According to Ruggiero, who placed a small bouquet of red roses – a symbol of life often associated with pro-life causes and a representation of the spiritual bouquet of prayers being offered for the infants by people across the four-county diocese – on the casket before it was lowered into the grave, “the loss of these infants and the burial feels especially tragic leading to Mother’s Day.”

“Since the investigation is still underway, we don’t know the full circumstances that led to the loss of life for these precious babies, but the loss of an infant is always deeply heartbreaking,” said Ruggiero. “If, indeed, the parents felt they had no other options and nowhere to turn for help, hopefully raising awareness about the help that is out there will help to prevent future tragedies.”

“This is the loss of so many gifts – the gift of life for these babies and the gift of motherhood, for their biological mother and also the woman longing for motherhood who may have welcomed these children into her home,” said Ruggiero.

Under the New Jersey Safe Haven Infant Protection Act, infants less than 30 days old who would otherwise be abandoned can be safely, legally and anonymously left at any hospital emergency room, police station, fire station, ambulance, first aid, and rescue squad buildings that are staffed 24 hours a day, seven days a week. As long as the child shows no signs of intentional abuse, no name or other information is required and the infant can be left without fear of arrest or prosecution. The Safe Haven hotline is 1-877-839-2339.

Recognizing the need to support mothers, the United States Conference of Catholic Bishops on March 25 launched a nationwide campaign called “Walking with Moms in Need – A Year of Service,” noted Ruggiero.

“The purpose of this initiative is to have parishes across the country access, expand and communicate the many services that are available to pregnant and parenting moms in need,” said Ruggiero. “In the Diocese of Metuchen, large posters – in both English and Spanish – were sent to all parishes and Catholic schools, local pregnancy help centers, Catholic Charities and other agencies which offer material, spiritual and emotional support, as well as information about Safe Haven.”

Ruggiero noted she hopes women facing challenging pregnancies will see the Church as a place they can find help, “especially with its myriad of social services and organizations dedicated to meeting the needs of people in crisis.”

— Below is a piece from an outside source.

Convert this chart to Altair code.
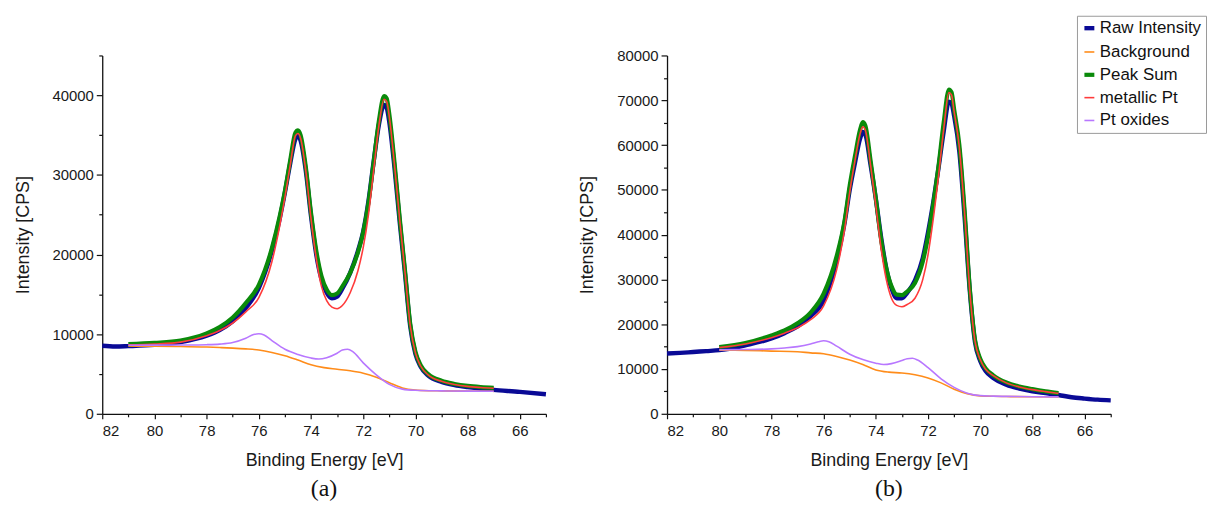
import altair as alt
import pandas as pd

SERIES = ["Raw Intensity", "Background", "Peak Sum", "metallic Pt", "Pt oxides"]
COLORS = ["#0a0a96", "#ff8c1a", "#0a8a0a", "#ff3b3b", "#b877ff"]
WIDTHS = [4.4, 1.6, 4.2, 1.6, 1.6]

# ---------------- panel (a) ----------------
A_RAW_E = [82, 81.5, 81, 80, 79, 78, 77.5, 77, 76.5, 76, 75.5, 75.2, 75, 74.8, 74.6, 74.5, 74.4, 74.2, 74,
           73.8, 73.6, 73.4, 73.2, 73, 72.8, 72.5, 72.2, 72, 71.8, 71.6, 71.4, 71.2, 71.1, 71, 70.8, 70.6,
           70.4, 70.2, 70, 69.8, 69.5, 69, 68.5, 68, 67.5, 67, 66, 65]
A_RAW = [8550, 8450, 8500, 8650, 9000, 9800, 10500, 11600, 13300, 15800, 20500, 24500, 27800, 31400, 34500,
         34900, 34300, 30500, 24800, 20000, 16900, 15200, 14500, 14700, 15700, 17700, 20500, 22900, 26700,
         31700, 36300, 38800, 38400, 36600, 30800, 24000, 17600, 11000, 7500, 5900, 4750, 4000, 3600, 3350,
         3150, 3000, 2750, 2450]

A_FIT_E = [81, 80, 79, 78, 77.5, 77, 76.5, 76, 75.5, 75.2, 75, 74.8, 74.6, 74.5, 74.4, 74.2, 74,
           73.8, 73.6, 73.4, 73.2, 73, 72.8, 72.5, 72.2, 72, 71.8, 71.6, 71.4, 71.2, 71.1, 71, 70.8, 70.6,
           70.4, 70.2, 70, 69.8, 69.5, 69, 68.5, 68, 67.5, 67]
A_SUM = [8750, 8900, 9200, 10100, 10900, 12100, 13900, 16200, 20800, 24800, 28000, 31800, 35300, 35600,
         35000, 31000, 25200, 20500, 17300, 15600, 14900, 15100, 16000, 17700, 20300, 22800, 26500, 31600,
         36800, 39900, 39600, 37600, 31500, 24500, 18000, 11300, 7800, 6100, 4950, 4150, 3750, 3500, 3350, 3250]
A_METAL = [8650, 8760, 9000, 9800, 10450, 11400, 12800, 14600, 19100, 23600, 27200, 31200, 34900, 35200,
           34600, 30500, 24500, 19500, 16000, 14200, 13400, 13200, 13600, 15200, 18000, 20900, 25000, 30600,
           36200, 39500, 39200, 37300, 31200, 24300, 17800, 11100, 7650, 6000, 4850, 4080, 3680, 3440, 3300, 3200]

A_BG_E = [81, 80, 79, 78, 77.5, 77, 76.5, 76, 75.5, 75, 74.5, 74, 73.5, 73, 72.5, 72, 71.5, 71, 70.5, 70,
          69.5, 69, 68, 67]
A_BG = [8500, 8480, 8450, 8380, 8320, 8250, 8150, 8000, 7700, 7300, 6750, 6150, 5800, 5600, 5400, 5100,
        4600, 3900, 3250, 2980, 2900, 2880, 2850, 2820]

A_OX_E = [81, 80, 79, 78, 77.5, 77, 76.5, 76.2, 76, 75.8, 75.5, 75, 74.5, 74, 73.7, 73.4, 73, 72.8, 72.6,
          72.4, 72, 71.5, 71, 70.5, 70, 69, 68, 67]
A_OX = [8600, 8620, 8640, 8680, 8750, 8950, 9500, 9950, 10050, 9900, 9200, 8100, 7450, 7000, 6880, 7050,
        7600, 8000, 8100, 7800, 6400, 4900, 3700, 3100, 2950, 2880, 2850, 2820]

# ---------------- panel (b) ----------------
B_RAW_E = [82, 81.5, 81, 80.5, 80, 79, 78, 77.5, 77, 76.5, 76, 75.5, 75.2, 75, 74.8, 74.6, 74.5, 74.4, 74.2,
           74, 73.8, 73.6, 73.4, 73.2, 73, 72.8, 72.5, 72.2, 72, 71.8, 71.6, 71.4, 71.2, 71.1, 71, 70.8,
           70.6, 70.4, 70.2, 70, 69.8, 69.5, 69, 68.5, 68, 67.5, 67, 66.5, 66, 65.5, 65]
B_RAW = [13450, 13600, 13800, 14000, 14200, 15300, 16800, 18000, 19500, 21800, 25300, 34200, 42500, 50000,
         56000, 61500, 62900, 62300, 55500, 48000, 39500, 32500, 28000, 25800, 25800, 27000, 29800, 34800,
         40500, 47200, 54800, 63000, 69700, 69300, 66500, 58500, 44000, 27500, 16000, 11800, 9600, 8000,
         6500, 5600, 5000, 4600, 4200, 3700, 3400, 3150, 3000]

B_FIT_E = [80, 79, 78, 77.5, 77, 76.5, 76, 75.5, 75.2, 75, 74.8, 74.6, 74.5, 74.4, 74.2, 74,
           73.8, 73.6, 73.4, 73.2, 73, 72.8, 72.5, 72.2, 72, 71.8, 71.6, 71.4, 71.2, 71.1, 71, 70.8, 70.6,
           70.4, 70.2, 70, 69.8, 69.5, 69, 68.5, 68, 67.5, 67]
B_SUM = [14900, 15800, 17500, 18600, 20200, 22600, 26800, 35200, 43000, 51000, 57500, 63500, 65100, 64300,
         56500, 48000, 39000, 32500, 28500, 26600, 26500, 27300, 29200, 34000, 39500, 46700, 55200, 65000,
         72400, 71800, 68000, 60000, 45500, 28000, 16500, 12300, 10200, 8600, 7000, 6100, 5500, 5000, 4600]
B_METAL = [14800, 15600, 17000, 18000, 19200, 21000, 24100, 32200, 41000, 49500, 56500, 62600, 64100, 63300,
           55500, 46500, 37000, 30000, 25800, 24200, 23900, 24400, 25800, 30000, 35500, 43500, 53000, 63500,
           71700, 71200, 67500, 59500, 45000, 27500, 16200, 12100, 10000, 8500, 6900, 6000, 5400, 4950, 4550]

B_BG_E = [80, 79, 78, 77, 76.5, 76, 75.5, 75, 74.5, 74, 73.5, 73, 72.5, 72, 71.5, 71, 70.5, 70, 69.5, 69, 68, 67]
B_BG = [14200, 14150, 14000, 13850, 13600, 13400, 12800, 12000, 11000, 9800, 9300, 9100, 8700, 8000, 6900,
        5500, 4500, 4000, 3900, 3850, 3800, 3750]

B_OX_E = [80, 79, 78, 77.5, 77, 76.5, 76.2, 76, 75.8, 75.5, 75, 74.5, 74, 73.7, 73.4, 73, 72.8, 72.6, 72.4,
          72, 71.5, 71, 70.5, 70, 69.5, 69, 68, 67]
B_OX = [14300, 14350, 14500, 14700, 15000, 15600, 16100, 16300, 16100, 15100, 13300, 12100, 11300, 11000,
        11200, 11900, 12300, 12400, 12000, 10300, 7800, 5900, 4600, 4050, 3950, 3880, 3820, 3770]

X_TICKS = list(range(65, 83))


def frame(parts):
    rows = []
    for name, es, vs in parts:
        for e, v in zip(es, vs):
            rows.append({"E": e, "I": v, "series": name})
    return pd.DataFrame(rows)


LEG = dict(orient="none", legendX=982, legendY=-40, title=None)


def panel(df, ymax, caption):
    yticks = list(range(0, ymax + 1, 5000))
    return alt.Chart(df).mark_line(interpolate="monotone").encode(
        x=alt.X("E:Q",
                scale=alt.Scale(domain=[65, 82], reverse=True, nice=False, zero=False),
                axis=alt.Axis(values=X_TICKS, title="Binding Energy [eV]",
                              labelExpr="datum.value % 2 === 0 ? datum.label : ''",
                              tickSize={"condition": {"test": "datum.value % 2 === 0", "value": 5},
                                        "value": 3})),
        y=alt.Y("I:Q",
                scale=alt.Scale(domain=[0, ymax], nice=False),
                axis=alt.Axis(values=yticks, title="Intensity [CPS]", format="d",
                              labelExpr="datum.value % 10000 === 0 ? datum.label : ''",
                              tickSize={"condition": {"test": "datum.value % 10000 === 0", "value": 6},
                                        "value": 3.5})),
        color=alt.Color("series:N", scale=alt.Scale(domain=SERIES, range=COLORS), legend=alt.Legend(**LEG)),
        strokeWidth=alt.StrokeWidth("series:N", scale=alt.Scale(type="ordinal", domain=SERIES, range=WIDTHS),
                                    legend=alt.Legend(**LEG)),
    ).properties(
        width=447, height=361,
        title=alt.TitleParams(caption, orient="bottom", font="Liberation Serif", fontSize=24,
                              fontWeight="normal", color="#111", offset=8),
    )


dfa = frame([("Raw Intensity", A_RAW_E, A_RAW), ("Background", A_BG_E, A_BG), ("Peak Sum", A_FIT_E, A_SUM),
             ("metallic Pt", A_FIT_E, A_METAL), ("Pt oxides", A_OX_E, A_OX)])
dfb = frame([("Raw Intensity", B_RAW_E, B_RAW), ("Background", B_BG_E, B_BG), ("Peak Sum", B_FIT_E, B_SUM),
             ("metallic Pt", B_FIT_E, B_METAL), ("Pt oxides", B_OX_E, B_OX)])

chart = alt.hconcat(panel(dfa, 45000, "(a)"), panel(dfb, 80000, "(b)"), spacing=122, bounds="flush").properties(
    padding={"left": 14, "top": 13, "right": 0, "bottom": 0}
).configure_view(stroke=None).configure_axis(
    grid=False, domainColor="#111", domainWidth=1.3, tickColor="#111", tickWidth=1.2,
    labelFont="Liberation Sans", labelFontSize=15, labelColor="#1a1a1a", labelPadding=3,
    titleFont="Liberation Sans", titleFontSize=18, titleFontWeight="normal", titleColor="#1a1a1a",
).configure_axisX(titlePadding=13, labelPadding=5).configure_axisY(titlePadding=20).configure_legend(
    labelFont="Liberation Sans", labelFontSize=17, labelColor="#111", symbolType="stroke",
    symbolSize=100, labelOffset=2, rowPadding=5, padding=4, strokeColor="#999", fillColor="white",
    labelLimit=300,
)

chart.save("out.html", embed_options={"renderer": "svg", "actions": False})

“As we process this heartbreaking tragedy, I ask the faithful and all people of good will to pray for the souls of these infants and to pray for their parents too, that they may experience healing from this misguided, tragic decision,” said Bishop Checchio. “This is another reminder to us that every human being is made in the image and likeness of God and every life must be respected and protected absolutely from the moment life begins at conception until natural death. As a Church, we will continue to advocate for the sanctity of all human life so that each person, no matter their stage in life, will be treated with the dignity and care which these infants were denied in life.”